STATED GOAL ->
Every line below is to be copied exactly, with the pictures left out.

SUPPLIED INFORMATION ->

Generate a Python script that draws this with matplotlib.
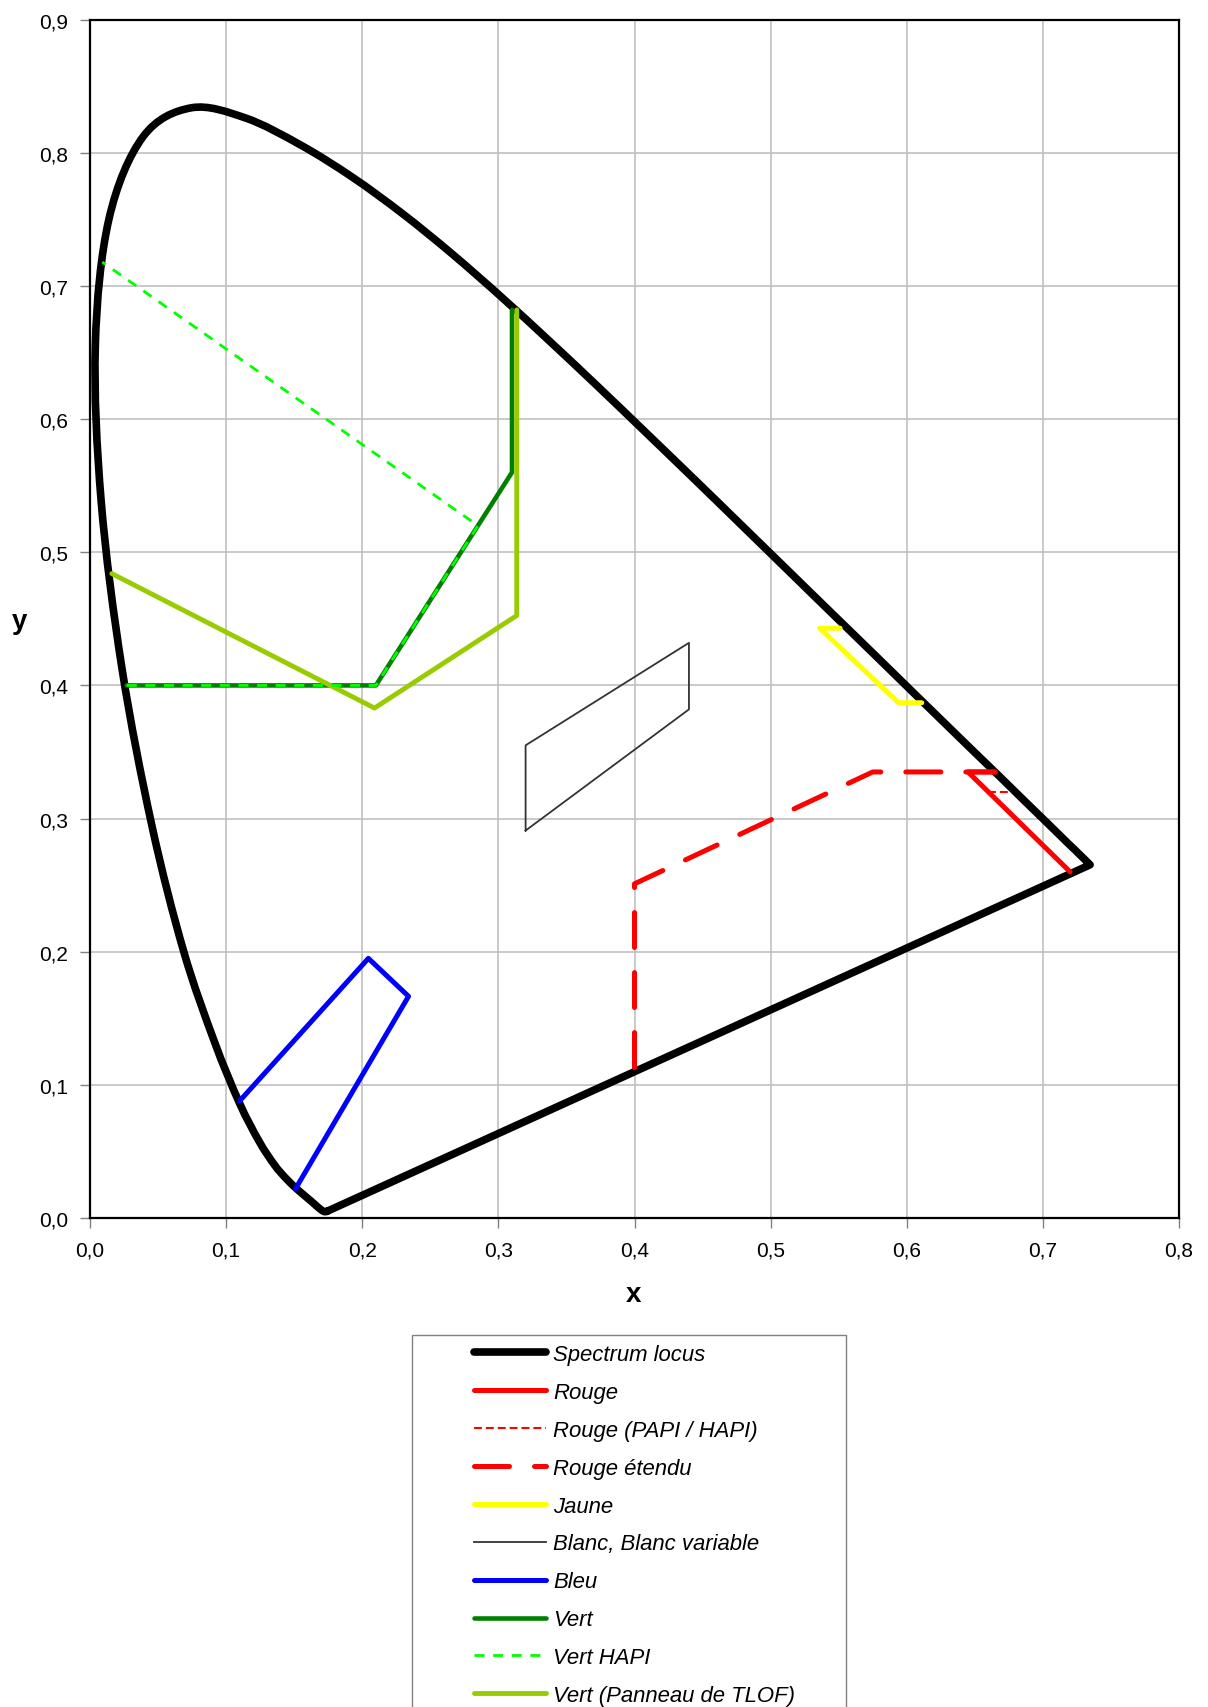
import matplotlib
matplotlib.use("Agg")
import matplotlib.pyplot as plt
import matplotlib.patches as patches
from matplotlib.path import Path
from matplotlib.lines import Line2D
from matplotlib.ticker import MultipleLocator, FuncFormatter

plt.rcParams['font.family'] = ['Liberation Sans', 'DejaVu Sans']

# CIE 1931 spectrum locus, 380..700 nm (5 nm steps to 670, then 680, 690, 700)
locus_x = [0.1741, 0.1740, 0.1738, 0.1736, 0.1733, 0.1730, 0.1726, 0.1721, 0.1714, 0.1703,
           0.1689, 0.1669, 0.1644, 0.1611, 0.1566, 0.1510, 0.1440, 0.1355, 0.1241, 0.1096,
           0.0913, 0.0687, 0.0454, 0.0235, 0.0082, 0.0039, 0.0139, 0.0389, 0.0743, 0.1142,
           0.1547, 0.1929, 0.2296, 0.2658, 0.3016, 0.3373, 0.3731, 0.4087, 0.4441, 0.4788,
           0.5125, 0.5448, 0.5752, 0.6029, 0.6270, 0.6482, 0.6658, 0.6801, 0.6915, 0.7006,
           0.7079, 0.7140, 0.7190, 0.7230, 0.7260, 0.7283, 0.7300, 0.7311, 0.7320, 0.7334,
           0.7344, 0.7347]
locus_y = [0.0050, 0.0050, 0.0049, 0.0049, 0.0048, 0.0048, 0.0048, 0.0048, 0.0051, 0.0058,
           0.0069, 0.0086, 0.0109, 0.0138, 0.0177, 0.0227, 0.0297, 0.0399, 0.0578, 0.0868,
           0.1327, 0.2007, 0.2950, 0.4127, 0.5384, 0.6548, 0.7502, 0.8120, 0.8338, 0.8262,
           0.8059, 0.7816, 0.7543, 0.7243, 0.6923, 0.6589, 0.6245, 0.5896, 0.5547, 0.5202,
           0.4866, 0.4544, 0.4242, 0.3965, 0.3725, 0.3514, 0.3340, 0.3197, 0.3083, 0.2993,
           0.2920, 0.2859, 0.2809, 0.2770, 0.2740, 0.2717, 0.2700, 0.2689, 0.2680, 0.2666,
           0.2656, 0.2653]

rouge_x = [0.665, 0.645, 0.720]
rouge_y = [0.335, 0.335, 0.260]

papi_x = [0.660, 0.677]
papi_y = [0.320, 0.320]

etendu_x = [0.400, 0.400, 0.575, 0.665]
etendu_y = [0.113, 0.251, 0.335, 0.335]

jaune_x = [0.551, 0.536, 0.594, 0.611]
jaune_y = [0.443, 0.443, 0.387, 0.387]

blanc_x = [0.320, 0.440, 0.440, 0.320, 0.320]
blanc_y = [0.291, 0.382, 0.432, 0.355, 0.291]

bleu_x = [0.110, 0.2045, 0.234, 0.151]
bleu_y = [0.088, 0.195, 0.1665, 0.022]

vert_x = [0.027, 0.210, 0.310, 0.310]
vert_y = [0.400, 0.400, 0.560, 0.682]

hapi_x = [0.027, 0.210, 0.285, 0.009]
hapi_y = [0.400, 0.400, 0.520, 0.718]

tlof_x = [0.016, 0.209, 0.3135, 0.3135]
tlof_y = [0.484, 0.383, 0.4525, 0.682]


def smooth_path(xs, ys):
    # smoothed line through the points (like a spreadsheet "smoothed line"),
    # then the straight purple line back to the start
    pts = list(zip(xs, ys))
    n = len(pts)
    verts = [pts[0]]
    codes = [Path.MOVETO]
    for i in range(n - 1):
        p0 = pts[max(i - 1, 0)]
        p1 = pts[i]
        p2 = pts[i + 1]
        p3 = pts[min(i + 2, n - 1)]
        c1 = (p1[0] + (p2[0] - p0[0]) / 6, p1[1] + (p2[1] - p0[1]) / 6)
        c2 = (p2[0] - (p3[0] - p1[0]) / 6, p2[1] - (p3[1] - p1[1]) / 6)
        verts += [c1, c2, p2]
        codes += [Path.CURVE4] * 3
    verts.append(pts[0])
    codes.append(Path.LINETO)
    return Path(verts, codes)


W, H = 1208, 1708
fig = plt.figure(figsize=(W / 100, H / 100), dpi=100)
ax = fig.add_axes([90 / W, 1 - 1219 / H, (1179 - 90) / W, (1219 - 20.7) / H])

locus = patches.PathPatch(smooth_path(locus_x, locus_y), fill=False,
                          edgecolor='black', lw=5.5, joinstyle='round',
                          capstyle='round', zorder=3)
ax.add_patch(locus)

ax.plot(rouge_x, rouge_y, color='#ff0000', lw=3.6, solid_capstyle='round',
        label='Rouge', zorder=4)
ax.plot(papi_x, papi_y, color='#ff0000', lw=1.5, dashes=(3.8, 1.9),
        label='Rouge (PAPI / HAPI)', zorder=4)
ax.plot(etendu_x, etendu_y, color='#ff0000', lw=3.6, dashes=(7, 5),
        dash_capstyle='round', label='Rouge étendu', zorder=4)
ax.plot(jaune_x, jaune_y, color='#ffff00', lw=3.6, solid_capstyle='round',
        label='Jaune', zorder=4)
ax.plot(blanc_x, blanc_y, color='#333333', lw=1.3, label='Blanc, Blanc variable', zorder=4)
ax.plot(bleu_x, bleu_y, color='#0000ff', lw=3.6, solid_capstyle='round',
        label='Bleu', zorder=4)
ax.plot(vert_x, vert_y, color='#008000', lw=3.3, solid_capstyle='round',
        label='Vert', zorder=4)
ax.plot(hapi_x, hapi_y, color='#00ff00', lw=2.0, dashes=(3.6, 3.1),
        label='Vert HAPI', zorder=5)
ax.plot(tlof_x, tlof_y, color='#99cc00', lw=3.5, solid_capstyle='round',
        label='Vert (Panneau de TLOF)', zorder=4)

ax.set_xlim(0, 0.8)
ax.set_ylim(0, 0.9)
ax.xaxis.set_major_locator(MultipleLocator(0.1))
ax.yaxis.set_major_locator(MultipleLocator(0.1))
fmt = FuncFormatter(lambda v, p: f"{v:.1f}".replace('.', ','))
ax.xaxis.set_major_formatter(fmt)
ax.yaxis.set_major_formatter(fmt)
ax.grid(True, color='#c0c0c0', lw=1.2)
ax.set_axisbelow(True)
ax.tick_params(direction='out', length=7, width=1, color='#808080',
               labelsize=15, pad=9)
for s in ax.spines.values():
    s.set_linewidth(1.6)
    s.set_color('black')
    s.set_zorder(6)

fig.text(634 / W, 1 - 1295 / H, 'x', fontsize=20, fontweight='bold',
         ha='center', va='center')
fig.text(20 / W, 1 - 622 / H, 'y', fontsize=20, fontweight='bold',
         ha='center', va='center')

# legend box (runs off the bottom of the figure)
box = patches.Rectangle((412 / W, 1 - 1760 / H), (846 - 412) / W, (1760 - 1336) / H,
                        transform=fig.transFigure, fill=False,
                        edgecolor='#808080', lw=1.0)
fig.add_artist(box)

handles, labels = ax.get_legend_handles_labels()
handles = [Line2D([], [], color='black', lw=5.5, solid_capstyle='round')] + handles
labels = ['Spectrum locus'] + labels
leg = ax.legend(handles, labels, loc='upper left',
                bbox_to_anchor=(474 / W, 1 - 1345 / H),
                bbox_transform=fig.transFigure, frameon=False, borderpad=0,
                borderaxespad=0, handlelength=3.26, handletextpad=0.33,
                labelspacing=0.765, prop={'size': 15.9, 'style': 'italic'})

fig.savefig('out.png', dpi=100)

EXPECTED ANSWER ->
Generate a Python script that draws this with matplotlib.
import matplotlib
matplotlib.use("Agg")
import matplotlib.pyplot as plt
import matplotlib.patches as patches
from matplotlib.path import Path
from matplotlib.lines import Line2D
from matplotlib.ticker import MultipleLocator, FuncFormatter

plt.rcParams['font.family'] = ['Liberation Sans', 'DejaVu Sans']

# CIE 1931 spectrum locus, 380..700 nm (5 nm steps to 670, then 680, 690, 700)
locus_x = [0.1741, 0.1740, 0.1738, 0.1736, 0.1733, 0.1730, 0.1726, 0.1721, 0.1714, 0.1703,
           0.1689, 0.1669, 0.1644, 0.1611, 0.1566, 0.1510, 0.1440, 0.1355, 0.1241, 0.1096,
           0.0913, 0.0687, 0.0454, 0.0235, 0.0082, 0.0039, 0.0139, 0.0389, 0.0743, 0.1142,
           0.1547, 0.1929, 0.2296, 0.2658, 0.3016, 0.3373, 0.3731, 0.4087, 0.4441, 0.4788,
           0.5125, 0.5448, 0.5752, 0.6029, 0.6270, 0.6482, 0.6658, 0.6801, 0.6915, 0.7006,
           0.7079, 0.7140, 0.7190, 0.7230, 0.7260, 0.7283, 0.7300, 0.7311, 0.7320, 0.7334,
           0.7344, 0.7347]
locus_y = [0.0050, 0.0050, 0.0049, 0.0049, 0.0048, 0.0048, 0.0048, 0.0048, 0.0051, 0.0058,
           0.0069, 0.0086, 0.0109, 0.0138, 0.0177, 0.0227, 0.0297, 0.0399, 0.0578, 0.0868,
           0.1327, 0.2007, 0.2950, 0.4127, 0.5384, 0.6548, 0.7502, 0.8120, 0.8338, 0.8262,
           0.8059, 0.7816, 0.7543, 0.7243, 0.6923, 0.6589, 0.6245, 0.5896, 0.5547, 0.5202,
           0.4866, 0.4544, 0.4242, 0.3965, 0.3725, 0.3514, 0.3340, 0.3197, 0.3083, 0.2993,
           0.2920, 0.2859, 0.2809, 0.2770, 0.2740, 0.2717, 0.2700, 0.2689, 0.2680, 0.2666,
           0.2656, 0.2653]

rouge_x = [0.665, 0.645, 0.720]
rouge_y = [0.335, 0.335, 0.260]

papi_x = [0.660, 0.677]
papi_y = [0.320, 0.320]

etendu_x = [0.400, 0.400, 0.575, 0.665]
etendu_y = [0.113, 0.251, 0.335, 0.335]

jaune_x = [0.551, 0.536, 0.594, 0.611]
jaune_y = [0.443, 0.443, 0.387, 0.387]

blanc_x = [0.320, 0.440, 0.440, 0.320, 0.320]
blanc_y = [0.291, 0.382, 0.432, 0.355, 0.291]

bleu_x = [0.110, 0.2045, 0.234, 0.151]
bleu_y = [0.088, 0.195, 0.1665, 0.022]

vert_x = [0.027, 0.210, 0.310, 0.310]
vert_y = [0.400, 0.400, 0.560, 0.682]

hapi_x = [0.027, 0.210, 0.285, 0.009]
hapi_y = [0.400, 0.400, 0.520, 0.718]

tlof_x = [0.016, 0.209, 0.3135, 0.3135]
tlof_y = [0.484, 0.383, 0.4525, 0.682]


def smooth_path(xs, ys):
    # smoothed line through the points (like a spreadsheet "smoothed line"),
    # then the straight purple line back to the start
    pts = list(zip(xs, ys))
    n = len(pts)
    verts = [pts[0]]
    codes = [Path.MOVETO]
    for i in range(n - 1):
        p0 = pts[max(i - 1, 0)]
        p1 = pts[i]
        p2 = pts[i + 1]
        p3 = pts[min(i + 2, n - 1)]
        c1 = (p1[0] + (p2[0] - p0[0]) / 6, p1[1] + (p2[1] - p0[1]) / 6)
        c2 = (p2[0] - (p3[0] - p1[0]) / 6, p2[1] - (p3[1] - p1[1]) / 6)
        verts += [c1, c2, p2]
        codes += [Path.CURVE4] * 3
    verts.append(pts[0])
    codes.append(Path.LINETO)
    return Path(verts, codes)


W, H = 1208, 1708
fig = plt.figure(figsize=(W / 100, H / 100), dpi=100)
ax = fig.add_axes([90 / W, 1 - 1219 / H, (1179 - 90) / W, (1219 - 20.7) / H])

locus = patches.PathPatch(smooth_path(locus_x, locus_y), fill=False,
                          edgecolor='black', lw=5.5, joinstyle='round',
                          capstyle='round', zorder=3)
ax.add_patch(locus)

ax.plot(rouge_x, rouge_y, color='#ff0000', lw=3.6, solid_capstyle='round',
        label='Rouge', zorder=4)
ax.plot(papi_x, papi_y, color='#ff0000', lw=1.5, dashes=(3.8, 1.9),
        label='Rouge (PAPI / HAPI)', zorder=4)
ax.plot(etendu_x, etendu_y, color='#ff0000', lw=3.6, dashes=(7, 5),
        dash_capstyle='round', label='Rouge étendu', zorder=4)
ax.plot(jaune_x, jaune_y, color='#ffff00', lw=3.6, solid_capstyle='round',
        label='Jaune', zorder=4)
ax.plot(blanc_x, blanc_y, color='#333333', lw=1.3, label='Blanc, Blanc variable', zorder=4)
ax.plot(bleu_x, bleu_y, color='#0000ff', lw=3.6, solid_capstyle='round',
        label='Bleu', zorder=4)
ax.plot(vert_x, vert_y, color='#008000', lw=3.3, solid_capstyle='round',
        label='Vert', zorder=4)
ax.plot(hapi_x, hapi_y, color='#00ff00', lw=2.0, dashes=(3.6, 3.1),
        label='Vert HAPI', zorder=5)
ax.plot(tlof_x, tlof_y, color='#99cc00', lw=3.5, solid_capstyle='round',
        label='Vert (Panneau de TLOF)', zorder=4)

ax.set_xlim(0, 0.8)
ax.set_ylim(0, 0.9)
ax.xaxis.set_major_locator(MultipleLocator(0.1))
ax.yaxis.set_major_locator(MultipleLocator(0.1))
fmt = FuncFormatter(lambda v, p: f"{v:.1f}".replace('.', ','))
ax.xaxis.set_major_formatter(fmt)
ax.yaxis.set_major_formatter(fmt)
ax.grid(True, color='#c0c0c0', lw=1.2)
ax.set_axisbelow(True)
ax.tick_params(direction='out', length=7, width=1, color='#808080',
               labelsize=15, pad=9)
for s in ax.spines.values():
    s.set_linewidth(1.6)
    s.set_color('black')
    s.set_zorder(6)

fig.text(634 / W, 1 - 1295 / H, 'x', fontsize=20, fontweight='bold',
         ha='center', va='center')
fig.text(20 / W, 1 - 622 / H, 'y', fontsize=20, fontweight='bold',
         ha='center', va='center')

# legend box (runs off the bottom of the figure)
box = patches.Rectangle((412 / W, 1 - 1760 / H), (846 - 412) / W, (1760 - 1336) / H,
                        transform=fig.transFigure, fill=False,
                        edgecolor='#808080', lw=1.0)
fig.add_artist(box)

handles, labels = ax.get_legend_handles_labels()
handles = [Line2D([], [], color='black', lw=5.5, solid_capstyle='round')] + handles
labels = ['Spectrum locus'] + labels
leg = ax.legend(handles, labels, loc='upper left',
                bbox_to_anchor=(474 / W, 1 - 1345 / H),
                bbox_transform=fig.transFigure, frameon=False, borderpad=0,
                borderaxespad=0, handlelength=3.26, handletextpad=0.33,
                labelspacing=0.765, prop={'size': 15.9, 'style': 'italic'})

fig.savefig('out.png', dpi=100)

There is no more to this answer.